The complaint is grounded primarily upon a negative employment decision made consistent with an employer's legitimate business interests, such as a termination or demotion based on poor performance or potentially illegal or unethical activity.
"Abusive conduct" means repeated conduct of an employer or employee in the workplace, that a reasonable person would find hostile, offensive, and unrelated to an employer's legitimate business interests. A trier of fact should weight the severity, nature, and frequency of the conduct. Abusive conduct may include infliction of verbal abuse such as the use of derogatory remarks, insults, and epithets; verbal or physical conduct that a reasonable person would find threatening, intimidating, humiliating, or isolating; or the gratuitous sabotage or undermining of a person's work performance. A single act normally will not constitute abusive conduct, unless especially severe and egregious.
"Abusive work environment" is a workplace where an employee is subjected to abusive conduct that is so severe that it causes physical, psychological, or economic harm to the employee.
Definitions for "constructive discharge," "negative employment decision," "economic harm," "physical harm" and "psychological harm" are provided.
Fiscal Note: Available.
Effective Date: The bill takes effect 90 days after adjournment of the session in which the bill is passed.
Staff Summary of Public Testimony:
(In support) Bullying in the workplace has significant effects on employees. It is abuse and has traumatic effects on a person's self, identity, and professional life. Washington would be the first state in the nation to protect employees from bullying. Bullying is experienced across many different professions and workplaces. The best response from employers is to make structural changes as soon as the abuse is made known to the employer. Delaying any response out of fear of litigation only increases the negative impacts. The existing legal remedies for this type of behavior are not adequate.

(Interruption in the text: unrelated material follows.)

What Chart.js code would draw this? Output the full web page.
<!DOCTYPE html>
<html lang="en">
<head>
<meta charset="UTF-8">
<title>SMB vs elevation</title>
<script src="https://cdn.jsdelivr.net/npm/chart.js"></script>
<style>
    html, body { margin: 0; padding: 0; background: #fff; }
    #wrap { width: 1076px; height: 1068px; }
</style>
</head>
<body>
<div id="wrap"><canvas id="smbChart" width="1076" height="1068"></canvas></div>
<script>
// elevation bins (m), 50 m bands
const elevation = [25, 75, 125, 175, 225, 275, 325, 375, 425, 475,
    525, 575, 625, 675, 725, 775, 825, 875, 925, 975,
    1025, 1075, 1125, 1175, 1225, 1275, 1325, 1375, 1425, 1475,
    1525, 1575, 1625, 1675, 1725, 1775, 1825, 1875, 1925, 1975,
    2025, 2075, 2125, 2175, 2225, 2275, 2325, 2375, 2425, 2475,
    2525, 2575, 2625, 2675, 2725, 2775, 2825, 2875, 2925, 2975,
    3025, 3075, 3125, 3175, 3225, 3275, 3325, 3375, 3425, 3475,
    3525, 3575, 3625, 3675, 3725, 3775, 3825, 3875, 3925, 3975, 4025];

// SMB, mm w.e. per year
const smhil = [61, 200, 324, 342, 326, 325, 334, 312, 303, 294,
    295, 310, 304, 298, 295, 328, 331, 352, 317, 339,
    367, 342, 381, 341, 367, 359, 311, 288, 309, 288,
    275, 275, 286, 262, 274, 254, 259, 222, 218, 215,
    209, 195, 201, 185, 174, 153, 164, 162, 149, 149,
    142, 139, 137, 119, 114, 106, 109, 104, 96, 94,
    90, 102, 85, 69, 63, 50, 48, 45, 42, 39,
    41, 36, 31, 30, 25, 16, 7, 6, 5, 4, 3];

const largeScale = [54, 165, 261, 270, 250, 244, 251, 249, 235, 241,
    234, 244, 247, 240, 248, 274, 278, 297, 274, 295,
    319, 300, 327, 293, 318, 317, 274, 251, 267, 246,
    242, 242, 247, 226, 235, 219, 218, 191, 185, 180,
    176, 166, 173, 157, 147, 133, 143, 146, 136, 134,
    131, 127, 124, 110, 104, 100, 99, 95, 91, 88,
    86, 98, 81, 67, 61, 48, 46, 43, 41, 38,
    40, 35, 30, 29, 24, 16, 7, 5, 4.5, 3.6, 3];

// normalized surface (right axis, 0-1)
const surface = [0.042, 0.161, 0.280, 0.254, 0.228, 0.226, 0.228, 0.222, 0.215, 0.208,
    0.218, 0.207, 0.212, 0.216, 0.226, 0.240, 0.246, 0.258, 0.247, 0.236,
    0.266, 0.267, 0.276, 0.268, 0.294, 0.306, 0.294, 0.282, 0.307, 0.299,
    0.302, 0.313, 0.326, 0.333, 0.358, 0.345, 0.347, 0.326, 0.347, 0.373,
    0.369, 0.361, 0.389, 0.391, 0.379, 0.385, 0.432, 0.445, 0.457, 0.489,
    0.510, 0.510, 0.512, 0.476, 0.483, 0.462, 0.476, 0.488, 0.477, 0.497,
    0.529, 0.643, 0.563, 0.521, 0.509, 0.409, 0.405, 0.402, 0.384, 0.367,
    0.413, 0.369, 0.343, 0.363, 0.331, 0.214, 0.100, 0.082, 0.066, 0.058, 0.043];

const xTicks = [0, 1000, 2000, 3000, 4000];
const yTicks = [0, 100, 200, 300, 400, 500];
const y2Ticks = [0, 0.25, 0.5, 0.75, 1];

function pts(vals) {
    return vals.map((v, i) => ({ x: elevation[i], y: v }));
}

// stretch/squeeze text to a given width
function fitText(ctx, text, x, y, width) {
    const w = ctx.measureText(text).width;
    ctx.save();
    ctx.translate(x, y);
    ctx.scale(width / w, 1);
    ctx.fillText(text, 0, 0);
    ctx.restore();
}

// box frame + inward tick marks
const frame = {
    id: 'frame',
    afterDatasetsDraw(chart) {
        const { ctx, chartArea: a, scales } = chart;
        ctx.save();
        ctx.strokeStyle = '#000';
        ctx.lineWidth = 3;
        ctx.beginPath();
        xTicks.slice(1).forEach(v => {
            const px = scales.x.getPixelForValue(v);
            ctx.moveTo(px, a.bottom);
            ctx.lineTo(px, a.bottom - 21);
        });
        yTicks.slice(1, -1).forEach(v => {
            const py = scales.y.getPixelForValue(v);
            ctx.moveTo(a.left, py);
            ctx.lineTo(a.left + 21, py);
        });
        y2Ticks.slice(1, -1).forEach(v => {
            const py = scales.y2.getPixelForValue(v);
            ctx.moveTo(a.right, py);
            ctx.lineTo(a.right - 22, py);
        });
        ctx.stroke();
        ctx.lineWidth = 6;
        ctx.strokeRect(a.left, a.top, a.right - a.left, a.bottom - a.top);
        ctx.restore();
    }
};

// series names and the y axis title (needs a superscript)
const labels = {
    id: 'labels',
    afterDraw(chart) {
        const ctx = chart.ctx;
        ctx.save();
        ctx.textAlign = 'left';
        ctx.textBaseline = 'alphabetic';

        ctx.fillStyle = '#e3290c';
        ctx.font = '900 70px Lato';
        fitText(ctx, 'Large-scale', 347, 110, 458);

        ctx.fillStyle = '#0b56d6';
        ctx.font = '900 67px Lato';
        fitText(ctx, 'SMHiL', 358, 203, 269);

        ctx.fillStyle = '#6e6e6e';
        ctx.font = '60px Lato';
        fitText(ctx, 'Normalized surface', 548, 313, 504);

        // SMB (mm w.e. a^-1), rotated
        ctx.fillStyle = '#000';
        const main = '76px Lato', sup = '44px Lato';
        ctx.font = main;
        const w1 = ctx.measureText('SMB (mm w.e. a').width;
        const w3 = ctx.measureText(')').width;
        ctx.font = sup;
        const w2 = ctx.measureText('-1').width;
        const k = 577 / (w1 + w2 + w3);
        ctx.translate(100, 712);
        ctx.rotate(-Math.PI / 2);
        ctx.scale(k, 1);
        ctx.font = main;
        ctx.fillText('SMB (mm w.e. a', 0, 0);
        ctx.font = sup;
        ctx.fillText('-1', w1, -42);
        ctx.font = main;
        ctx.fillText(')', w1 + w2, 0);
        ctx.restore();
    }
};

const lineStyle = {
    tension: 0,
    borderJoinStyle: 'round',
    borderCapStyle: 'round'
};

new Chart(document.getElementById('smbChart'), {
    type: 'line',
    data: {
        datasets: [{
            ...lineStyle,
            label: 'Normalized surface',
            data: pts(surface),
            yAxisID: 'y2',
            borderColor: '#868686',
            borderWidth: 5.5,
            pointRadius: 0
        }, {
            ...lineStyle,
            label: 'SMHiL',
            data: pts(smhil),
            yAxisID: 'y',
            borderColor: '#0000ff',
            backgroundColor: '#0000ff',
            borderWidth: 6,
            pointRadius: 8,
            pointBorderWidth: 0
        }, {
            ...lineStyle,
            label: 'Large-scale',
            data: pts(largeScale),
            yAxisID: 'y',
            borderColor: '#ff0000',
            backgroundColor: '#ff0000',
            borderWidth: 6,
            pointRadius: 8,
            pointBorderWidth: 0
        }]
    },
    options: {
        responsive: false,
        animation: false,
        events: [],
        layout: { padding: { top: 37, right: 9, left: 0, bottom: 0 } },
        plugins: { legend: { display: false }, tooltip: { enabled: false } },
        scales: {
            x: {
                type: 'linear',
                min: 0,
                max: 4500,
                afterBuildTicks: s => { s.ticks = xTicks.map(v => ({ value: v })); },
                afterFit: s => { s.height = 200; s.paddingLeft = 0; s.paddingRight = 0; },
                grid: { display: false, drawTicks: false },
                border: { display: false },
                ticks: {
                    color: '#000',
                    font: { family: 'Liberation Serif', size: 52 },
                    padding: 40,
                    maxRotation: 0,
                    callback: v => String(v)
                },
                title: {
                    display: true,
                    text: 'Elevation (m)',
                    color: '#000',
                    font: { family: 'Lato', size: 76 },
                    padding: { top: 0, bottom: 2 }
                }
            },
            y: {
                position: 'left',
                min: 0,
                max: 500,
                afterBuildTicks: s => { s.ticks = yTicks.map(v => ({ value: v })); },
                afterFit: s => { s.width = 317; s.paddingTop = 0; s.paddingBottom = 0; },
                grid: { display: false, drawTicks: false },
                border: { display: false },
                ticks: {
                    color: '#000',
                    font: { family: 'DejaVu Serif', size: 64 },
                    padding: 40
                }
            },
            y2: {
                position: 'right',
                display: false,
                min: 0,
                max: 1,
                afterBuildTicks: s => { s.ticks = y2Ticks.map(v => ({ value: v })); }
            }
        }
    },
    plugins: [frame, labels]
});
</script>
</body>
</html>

(Opposed) This bill does not solve the problem. It is not clear what exactly is offensive conduct. If an employer has a legitimate concern about an employee's performance and gives the employee an evaluation, that can be seen as offensive. The bill is unworkable, especially for small businesses. It would be devastating to small businesses as they try to figure out what they need to do under the bill. The current antidiscrimination statutes focus on a person's status, but this bill is about conduct. The bill is overly broad and could apply to any person interacting with an employee, including customers. There is nothing in the bill to protect the employer from frivolous complaints.

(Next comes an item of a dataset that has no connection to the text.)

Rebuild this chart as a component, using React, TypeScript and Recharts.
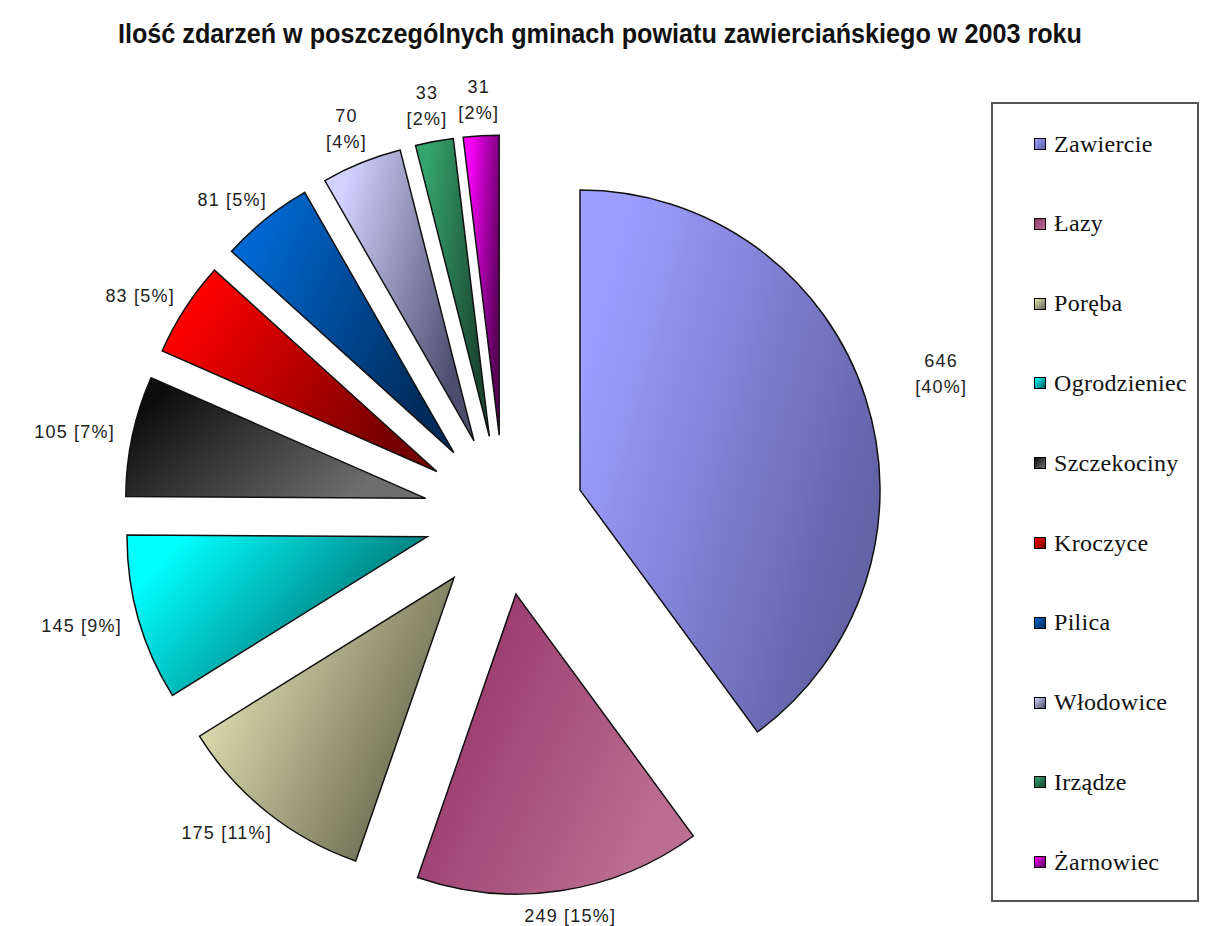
import { PieChart, Pie, Cell, Sector, Legend } from 'recharts'

const gminy = ['Zawiercie', 'Łazy', 'Poręba', 'Ogrodzieniec', 'Szczekociny', 'Kroczyce', 'Pilica', 'Włodowice', 'Irządze', 'Żarnowiec']
const zdarzenia = [646, 249, 175, 145, 105, 83, 81, 70, 33, 31]
const procenty = [40, 15, 11, 9, 7, 5, 5, 4, 2, 2]
// labels Excel broke onto two lines
const dwieLinie = ['Zawiercie', 'Włodowice', 'Irządze', 'Żarnowiec']

const gradStart = ['#9d9dff', '#96356a', '#e4e4b6', '#00ffff', '#0d0d0d', '#ff0000', '#0068d2', '#d2d2ff', '#35a46c', '#ff00ff']
const gradEnd = ['#6363a8', '#bb6e92', '#67674e', '#005f5f', '#6e6e6e', '#760000', '#002c5c', '#4c4c6c', '#1a4630', '#5c005c']

const data = gminy.map((name, i) => ({ name, value: zdarzenia[i] }))

const RADIAN = Math.PI / 180
const EXPLODE = 80

function ExplodedSector(props: any) {
  const { cx, cy, midAngle } = props
  const dx = EXPLODE * Math.cos(-midAngle * RADIAN)
  const dy = EXPLODE * Math.sin(-midAngle * RADIAN)
  return <Sector {...props} cx={cx + dx} cy={cy + dy} />
}

function renderLabel(props: any) {
  const { cx, cy, midAngle, outerRadius, index } = props
  const cos = Math.cos(-midAngle * RADIAN)
  const sin = Math.sin(-midAngle * RADIAN)
  const first = `${zdarzenia[index]}`
  const second = `[${procenty[index]}%]`
  const twoLines = dwieLinie.includes(gminy[index])
  const w = twoLines ? 50 : (first.length + second.length + 1) * 11
  const h = twoLines ? 44 : 20
  // the big slice's label sits further out in the original
  const r = outerRadius + EXPLODE + (index === 0 ? 55 : 15)
  const x = cx + r * cos + (cos * w) / 2
  const y = cy + r * sin + (sin * h) / 2
  const style = { fontFamily: 'Arial, "Liberation Sans", sans-serif', fontSize: 18, letterSpacing: 1.2, fill: '#222' }
  if (twoLines) {
    return (
      <text x={x} y={y} textAnchor="middle" style={style}>
        <tspan x={x} dy={-6}>{first}</tspan>
        <tspan x={x} dy={26}>{second}</tspan>
      </text>
    )
  }
  return (
    <text x={x} y={y + 7} textAnchor="middle" style={style}>
      {`${first} ${second}`}
    </text>
  )
}

function renderLegend() {
  return (
    <div
      style={{
        width: 208,
        height: 800,
        border: '2px solid #555',
        boxSizing: 'border-box',
        background: '#fff',
        position: 'relative',
      }}
    >
      {gminy.map((g, i) => (
        <div
          key={g}
          style={{
            position: 'absolute',
            left: 41,
            top: 40 + i * 79.8 - 15,
            height: 30,
            display: 'flex',
            alignItems: 'center',
            fontFamily: '"Liberation Serif", "Times New Roman", serif',
            fontSize: 24,
            letterSpacing: 0.3,
            color: '#111',
            whiteSpace: 'nowrap',
          }}
        >
          <span
            style={{
              display: 'inline-block',
              width: 10,
              height: 10,
              border: '1px solid #000',
              marginRight: 8,
              background: `linear-gradient(135deg, ${gradStart[i]}, ${gradEnd[i]})`,
            }}
          />
          {g}
        </div>
      ))}
    </div>
  )
}

export default function App() {
  return (
    <div style={{ position: 'relative', width: 1205, height: 926, background: '#fff', overflow: 'hidden' }}>
      <style>{'body{margin:0}'}</style>
      <svg width={1205} height={70} style={{ position: 'absolute', left: 0, top: 0 }}>
        <text
          x={600}
          y={43}
          textAnchor="middle"
          textLength={964}
          lengthAdjust="spacingAndGlyphs"
          style={{ fontFamily: '"Liberation Sans Narrow", "Arial Narrow", "Liberation Sans", Arial, sans-serif', fontWeight: 'bold', fontSize: 27, fill: '#111' }}
        >
          Ilość zdarzeń w poszczególnych gminach powiatu zawierciańskiego w 2003 roku
        </text>
      </svg>
      <PieChart width={1205} height={926} margin={{ top: 0, right: 0, bottom: 0, left: 0 }}>
        <defs>
          {gminy.map((g, i) => (
            <linearGradient key={g} id={`grad${i}`} x1="0" y1="0" x2="1" y2="0.5">
              <stop offset="15%" stopColor={gradStart[i]} />
              <stop offset="100%" stopColor={gradEnd[i]} />
            </linearGradient>
          ))}
        </defs>
        <Pie
          data={data}
          dataKey="value"
          nameKey="name"
          cx={504}
          cy={515}
          outerRadius={300}
          startAngle={90}
          endAngle={-270}
          stroke="#111"
          strokeWidth={1.5}
          shape={ExplodedSector}
          label={renderLabel}
          labelLine={false}
          isAnimationActive={false}
        >
          {data.map((d, i) => (
            <Cell key={d.name} fill={`url(#grad${i})`} />
          ))}
        </Pie>
        <Legend
          layout="vertical"
          verticalAlign="top"
          align="right"
          content={renderLegend}
          wrapperStyle={{ left: 991, top: 102, width: 208, height: 800 }}
        />
      </PieChart>
    </div>
  )
}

Persons Testifying: (In support) Pat Bailey, Washington Federation of State Employees; Pamela Raphael, Coalition for a Respectful Workplace; and Patricia Rose, Coalition for a Respectful Workplace.
(Opposed) Bruce Beckett, Washington Retail Association; Gary Smith, Independent Business Association; and Bob Battles, Association of Washington Business.
Persons Signed In To Testify But Not Testifying: None.